#### Work to do
Quote exactly, and only, the lines from the one with "Emit a LaTeX" down to the one with "width=113pt, minimum height=38pt]", both included.

(Charts and diagrams as code)
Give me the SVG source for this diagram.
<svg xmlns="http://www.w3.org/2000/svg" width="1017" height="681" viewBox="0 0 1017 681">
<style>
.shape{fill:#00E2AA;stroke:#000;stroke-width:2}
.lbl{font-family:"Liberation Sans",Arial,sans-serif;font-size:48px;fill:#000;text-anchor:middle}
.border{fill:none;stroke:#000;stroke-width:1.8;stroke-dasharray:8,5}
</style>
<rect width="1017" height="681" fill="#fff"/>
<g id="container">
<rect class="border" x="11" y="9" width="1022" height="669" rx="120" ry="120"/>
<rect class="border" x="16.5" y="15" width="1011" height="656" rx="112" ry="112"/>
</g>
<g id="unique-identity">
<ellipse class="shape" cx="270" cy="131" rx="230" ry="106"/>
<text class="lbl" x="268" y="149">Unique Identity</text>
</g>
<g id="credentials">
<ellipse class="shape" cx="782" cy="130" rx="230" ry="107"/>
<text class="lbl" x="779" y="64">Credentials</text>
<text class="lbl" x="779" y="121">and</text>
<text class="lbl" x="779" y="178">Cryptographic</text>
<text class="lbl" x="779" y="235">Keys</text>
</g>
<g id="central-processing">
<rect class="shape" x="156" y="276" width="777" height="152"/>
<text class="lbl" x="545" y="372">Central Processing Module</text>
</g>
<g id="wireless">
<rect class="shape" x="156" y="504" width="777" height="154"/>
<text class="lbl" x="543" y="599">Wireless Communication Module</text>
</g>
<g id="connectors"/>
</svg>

---

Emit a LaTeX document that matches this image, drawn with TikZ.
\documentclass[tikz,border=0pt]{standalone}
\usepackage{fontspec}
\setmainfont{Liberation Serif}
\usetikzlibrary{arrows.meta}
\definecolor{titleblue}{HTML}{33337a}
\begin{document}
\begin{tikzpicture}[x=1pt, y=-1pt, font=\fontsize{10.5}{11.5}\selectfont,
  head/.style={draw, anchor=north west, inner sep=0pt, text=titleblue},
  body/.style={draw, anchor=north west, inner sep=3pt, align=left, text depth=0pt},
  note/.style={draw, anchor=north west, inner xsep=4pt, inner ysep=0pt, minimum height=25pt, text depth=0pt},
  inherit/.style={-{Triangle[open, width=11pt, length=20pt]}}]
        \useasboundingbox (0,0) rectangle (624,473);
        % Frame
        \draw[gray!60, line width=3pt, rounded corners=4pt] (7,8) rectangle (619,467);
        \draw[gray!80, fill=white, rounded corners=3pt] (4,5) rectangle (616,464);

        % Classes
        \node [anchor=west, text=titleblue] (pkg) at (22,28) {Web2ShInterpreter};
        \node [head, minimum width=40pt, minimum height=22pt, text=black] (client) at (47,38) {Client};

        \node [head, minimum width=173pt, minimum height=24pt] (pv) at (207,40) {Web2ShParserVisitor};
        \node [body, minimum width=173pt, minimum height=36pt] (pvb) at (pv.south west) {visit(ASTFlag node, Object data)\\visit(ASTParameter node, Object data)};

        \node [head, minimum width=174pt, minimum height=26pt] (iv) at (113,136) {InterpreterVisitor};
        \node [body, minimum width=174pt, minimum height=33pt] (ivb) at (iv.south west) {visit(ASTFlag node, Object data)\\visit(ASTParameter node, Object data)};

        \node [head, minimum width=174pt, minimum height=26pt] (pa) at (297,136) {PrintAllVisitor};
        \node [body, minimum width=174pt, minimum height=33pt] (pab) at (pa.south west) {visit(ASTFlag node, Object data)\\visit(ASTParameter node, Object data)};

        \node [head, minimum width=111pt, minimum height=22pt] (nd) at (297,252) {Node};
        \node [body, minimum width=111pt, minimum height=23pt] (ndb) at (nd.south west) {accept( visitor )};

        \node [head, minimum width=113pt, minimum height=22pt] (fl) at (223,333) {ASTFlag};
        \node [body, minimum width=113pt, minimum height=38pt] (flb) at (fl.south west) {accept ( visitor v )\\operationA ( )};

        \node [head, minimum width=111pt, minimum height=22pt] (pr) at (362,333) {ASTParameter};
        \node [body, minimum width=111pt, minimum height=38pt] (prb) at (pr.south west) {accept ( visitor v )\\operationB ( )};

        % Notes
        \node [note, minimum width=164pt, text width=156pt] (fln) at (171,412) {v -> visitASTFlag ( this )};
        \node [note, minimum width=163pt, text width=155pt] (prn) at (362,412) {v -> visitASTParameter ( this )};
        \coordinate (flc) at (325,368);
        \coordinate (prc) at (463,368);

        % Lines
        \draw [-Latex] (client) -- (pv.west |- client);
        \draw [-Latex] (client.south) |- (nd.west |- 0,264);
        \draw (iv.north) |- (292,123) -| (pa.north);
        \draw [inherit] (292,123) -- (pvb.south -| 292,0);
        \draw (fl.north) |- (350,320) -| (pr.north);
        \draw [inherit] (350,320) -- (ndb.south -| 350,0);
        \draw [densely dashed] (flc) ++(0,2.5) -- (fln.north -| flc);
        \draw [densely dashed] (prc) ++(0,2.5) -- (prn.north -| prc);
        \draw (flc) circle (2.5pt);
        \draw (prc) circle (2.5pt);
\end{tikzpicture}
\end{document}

#### Full solution
Emit a LaTeX document that matches this image, drawn with TikZ.
\documentclass[tikz,border=0pt]{standalone}
\usepackage{fontspec}
\setmainfont{Liberation Serif}
\usetikzlibrary{arrows.meta}
\definecolor{titleblue}{HTML}{33337a}
\begin{document}
\begin{tikzpicture}[x=1pt, y=-1pt, font=\fontsize{10.5}{11.5}\selectfont,
  head/.style={draw, anchor=north west, inner sep=0pt, text=titleblue},
  body/.style={draw, anchor=north west, inner sep=3pt, align=left, text depth=0pt},
  note/.style={draw, anchor=north west, inner xsep=4pt, inner ysep=0pt, minimum height=25pt, text depth=0pt},
  inherit/.style={-{Triangle[open, width=11pt, length=20pt]}}]
        \useasboundingbox (0,0) rectangle (624,473);
        % Frame
        \draw[gray!60, line width=3pt, rounded corners=4pt] (7,8) rectangle (619,467);
        \draw[gray!80, fill=white, rounded corners=3pt] (4,5) rectangle (616,464);

        % Classes
        \node [anchor=west, text=titleblue] (pkg) at (22,28) {Web2ShInterpreter};
        \node [head, minimum width=40pt, minimum height=22pt, text=black] (client) at (47,38) {Client};

        \node [head, minimum width=173pt, minimum height=24pt] (pv) at (207,40) {Web2ShParserVisitor};
        \node [body, minimum width=173pt, minimum height=36pt] (pvb) at (pv.south west) {visit(ASTFlag node, Object data)\\visit(ASTParameter node, Object data)};

        \node [head, minimum width=174pt, minimum height=26pt] (iv) at (113,136) {InterpreterVisitor};
        \node [body, minimum width=174pt, minimum height=33pt] (ivb) at (iv.south west) {visit(ASTFlag node, Object data)\\visit(ASTParameter node, Object data)};

        \node [head, minimum width=174pt, minimum height=26pt] (pa) at (297,136) {PrintAllVisitor};
        \node [body, minimum width=174pt, minimum height=33pt] (pab) at (pa.south west) {visit(ASTFlag node, Object data)\\visit(ASTParameter node, Object data)};

        \node [head, minimum width=111pt, minimum height=22pt] (nd) at (297,252) {Node};
        \node [body, minimum width=111pt, minimum height=23pt] (ndb) at (nd.south west) {accept( visitor )};

        \node [head, minimum width=113pt, minimum height=22pt] (fl) at (223,333) {ASTFlag};
        \node [body, minimum width=113pt, minimum height=38pt] (flb) at (fl.south west) {accept ( visitor v )\\operationA ( )};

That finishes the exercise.